• EXERCISE REQUIREMENTS:
Exactly repeat the material, dropping every picture from the copy.

— start —

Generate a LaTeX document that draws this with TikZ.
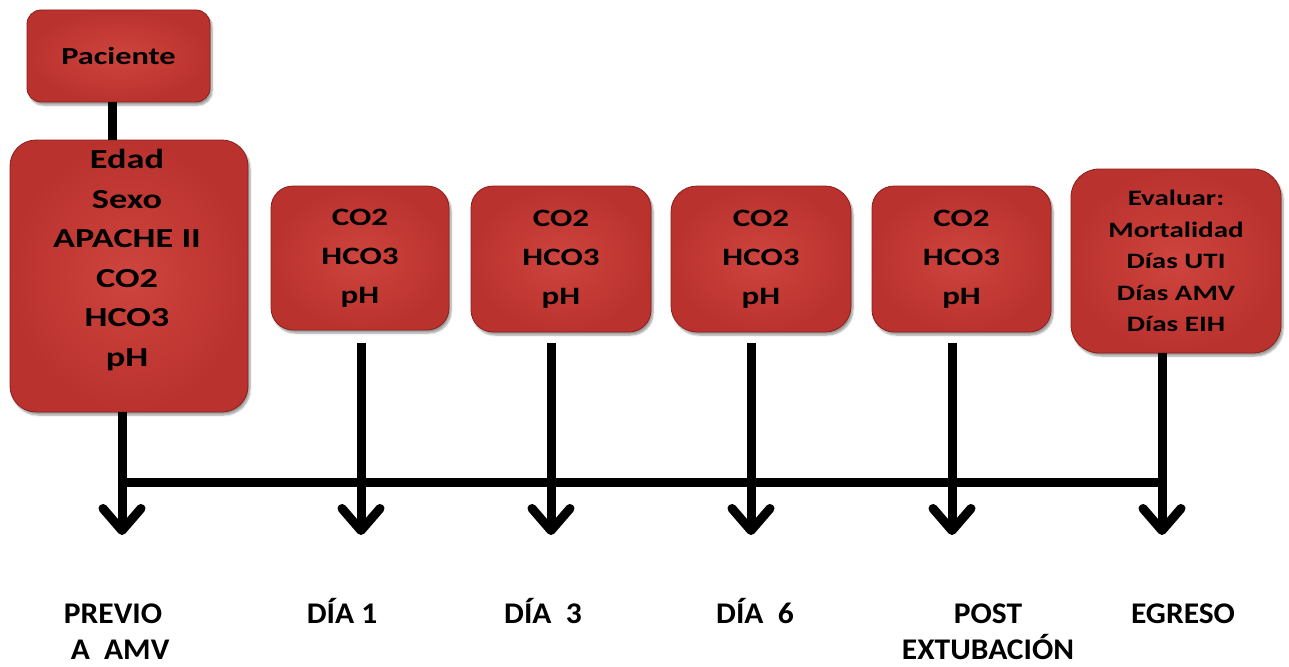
\documentclass[tikz,border=0pt]{standalone}
\usepackage{fontspec}
\setmainfont{Carlito}
\newfontfamily\wide[FakeStretch=1.32]{Carlito}
\newfontfamily\lblfont[FakeStretch=1.05]{Carlito}
\usetikzlibrary{arrows.meta,shadows.blur}
\definecolor{boxin}{RGB}{206,68,62}
\definecolor{boxout}{RGB}{186,50,46}
\definecolor{boxedge}{RGB}{140,30,26}
\tikzset{
  box/.style={rounded corners=#1, draw=boxedge, line width=0.8pt,
    inner color=boxin, outer color=boxout,
    blur shadow={shadow xshift=2pt, shadow yshift=-3pt, shadow blur steps=6, shadow opacity=40},
    align=center, inner sep=0pt},
  box/.default=22pt,
  conn/.style={line width=9pt, black},
  arr/.style={line width=9pt, black, -{Straight Barb[length=22pt, width=38pt, round, line width=9pt]}},
  lbl/.style={font=\lblfont\bfseries\fontsize{30}{36}\selectfont, align=center, inner sep=0pt}
}
\begin{document}
\begin{tikzpicture}[x=1pt,y=-1pt]
\useasboundingbox (0,0) rectangle (1289,666);
% boxes
\node[box=14pt, minimum width=183pt, minimum height=92pt, font=\wide\bfseries\fontsize{24.5}{28}\selectfont] (pac) at (118.5,56) {Paciente};
\node[box=26pt, minimum width=238pt, minimum height=272pt] (big) at (129,276) {};
\node[font=\wide\bfseries\fontsize{27.5}{39.6}\selectfont, align=center, inner sep=0pt] (bigtxt) at (127,260) {Edad\\Sexo\\APACHE II\\CO2\\HCO3\\pH};
\node[box=22pt, minimum width=178pt, minimum height=144pt, font=\wide\bfseries\fontsize{25}{39}\selectfont] (d1) at (360,258) {CO2\\HCO3\\pH};
\node[box=22pt, minimum width=180pt, minimum height=146pt, font=\wide\bfseries\fontsize{25}{39}\selectfont] (d3) at (561,259) {CO2\\HCO3\\pH};
\node[box=26pt, minimum width=180pt, minimum height=146pt, font=\wide\bfseries\fontsize{25}{39}\selectfont] (d6) at (761,259) {CO2\\HCO3\\pH};
\node[box=22pt, minimum width=179pt, minimum height=146pt, font=\wide\bfseries\fontsize{25}{39}\selectfont] (post) at (961.5,259) {CO2\\HCO3\\pH};
\node[box=28pt, minimum width=210pt, minimum height=184pt, font=\wide\bfseries\fontsize{22}{31.5}\selectfont] (egr) at (1176,261) {Evaluar:\\Mortalidad\\Días UTI\\Días AMV\\Días EIH};
% arrow ends
\coordinate (e0) at (122,535);
\coordinate (e1) at (361,535);
\coordinate (e3) at (551,535);
\coordinate (e6) at (751,535);
\coordinate (ep) at (952,535);
\coordinate (ee) at (1162,535);
\coordinate (h0) at (122,482);
\coordinate (he) at (1162,482);
% connectors
\draw[conn] (pac.south -| 112,0) -- (big.north -| 112,0);
\draw[conn] (h0) -- (he);
\draw[arr] (big.south -| e0) -- (e0);
\draw[arr] ([yshift=-13pt]d1.south -| e1) -- (e1);
\draw[arr] ([yshift=-11pt]d3.south -| e3) -- (e3);
\draw[arr] ([yshift=-11pt]d6.south -| e6) -- (e6);
\draw[arr] ([yshift=-11pt]post.south -| ep) -- (ep);
\draw[arr] (egr.south -| ee) -- (ee);
% labels
\node[lbl, anchor=base] (l0) at (113,659) {PREVIO\\\ \ A\ \ AMV};
\node[lbl, anchor=base] (l1) at (342,623) {DÍA 1};
\node[lbl, anchor=base] (l3) at (543,623) {DÍA\ \ 3};
\node[lbl, anchor=base] (l6) at (755,623) {DÍA\ \ 6};
\node[lbl, anchor=base] (lp) at (988,659) {POST\\EXTUBACIÓN};
\node[lbl, anchor=base] (le) at (1183,623) {EGRESO};
\end{tikzpicture}
\end{document}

— end —

• WORKED SOLUTION:
Generate a LaTeX document that draws this with TikZ.
\documentclass[tikz,border=0pt]{standalone}
\usepackage{fontspec}
\setmainfont{Carlito}
\newfontfamily\wide[FakeStretch=1.32]{Carlito}
\newfontfamily\lblfont[FakeStretch=1.05]{Carlito}
\usetikzlibrary{arrows.meta,shadows.blur}
\definecolor{boxin}{RGB}{206,68,62}
\definecolor{boxout}{RGB}{186,50,46}
\definecolor{boxedge}{RGB}{140,30,26}
\tikzset{
  box/.style={rounded corners=#1, draw=boxedge, line width=0.8pt,
    inner color=boxin, outer color=boxout,
    blur shadow={shadow xshift=2pt, shadow yshift=-3pt, shadow blur steps=6, shadow opacity=40},
    align=center, inner sep=0pt},
  box/.default=22pt,
  conn/.style={line width=9pt, black},
  arr/.style={line width=9pt, black, -{Straight Barb[length=22pt, width=38pt, round, line width=9pt]}},
  lbl/.style={font=\lblfont\bfseries\fontsize{30}{36}\selectfont, align=center, inner sep=0pt}
}
\begin{document}
\begin{tikzpicture}[x=1pt,y=-1pt]
\useasboundingbox (0,0) rectangle (1289,666);
% boxes
\node[box=14pt, minimum width=183pt, minimum height=92pt, font=\wide\bfseries\fontsize{24.5}{28}\selectfont] (pac) at (118.5,56) {Paciente};
\node[box=26pt, minimum width=238pt, minimum height=272pt] (big) at (129,276) {};
\node[font=\wide\bfseries\fontsize{27.5}{39.6}\selectfont, align=center, inner sep=0pt] (bigtxt) at (127,260) {Edad\\Sexo\\APACHE II\\CO2\\HCO3\\pH};
\node[box=22pt, minimum width=178pt, minimum height=144pt, font=\wide\bfseries\fontsize{25}{39}\selectfont] (d1) at (360,258) {CO2\\HCO3\\pH};
\node[box=22pt, minimum width=180pt, minimum height=146pt, font=\wide\bfseries\fontsize{25}{39}\selectfont] (d3) at (561,259) {CO2\\HCO3\\pH};
\node[box=26pt, minimum width=180pt, minimum height=146pt, font=\wide\bfseries\fontsize{25}{39}\selectfont] (d6) at (761,259) {CO2\\HCO3\\pH};
\node[box=22pt, minimum width=179pt, minimum height=146pt, font=\wide\bfseries\fontsize{25}{39}\selectfont] (post) at (961.5,259) {CO2\\HCO3\\pH};
\node[box=28pt, minimum width=210pt, minimum height=184pt, font=\wide\bfseries\fontsize{22}{31.5}\selectfont] (egr) at (1176,261) {Evaluar:\\Mortalidad\\Días UTI\\Días AMV\\Días EIH};
% arrow ends
\coordinate (e0) at (122,535);
\coordinate (e1) at (361,535);
\coordinate (e3) at (551,535);
\coordinate (e6) at (751,535);
\coordinate (ep) at (952,535);
\coordinate (ee) at (1162,535);
\coordinate (h0) at (122,482);
\coordinate (he) at (1162,482);
% connectors
\draw[conn] (pac.south -| 112,0) -- (big.north -| 112,0);
\draw[conn] (h0) -- (he);
\draw[arr] (big.south -| e0) -- (e0);
\draw[arr] ([yshift=-13pt]d1.south -| e1) -- (e1);
\draw[arr] ([yshift=-11pt]d3.south -| e3) -- (e3);
\draw[arr] ([yshift=-11pt]d6.south -| e6) -- (e6);
\draw[arr] ([yshift=-11pt]post.south -| ep) -- (ep);
\draw[arr] (egr.south -| ee) -- (ee);
% labels
\node[lbl, anchor=base] (l0) at (113,659) {PREVIO\\\ \ A\ \ AMV};
\node[lbl, anchor=base] (l1) at (342,623) {DÍA 1};
\node[lbl, anchor=base] (l3) at (543,623) {DÍA\ \ 3};
\node[lbl, anchor=base] (l6) at (755,623) {DÍA\ \ 6};
\node[lbl, anchor=base] (lp) at (988,659) {POST\\EXTUBACIÓN};
\node[lbl, anchor=base] (le) at (1183,623) {EGRESO};
\end{tikzpicture}
\end{document}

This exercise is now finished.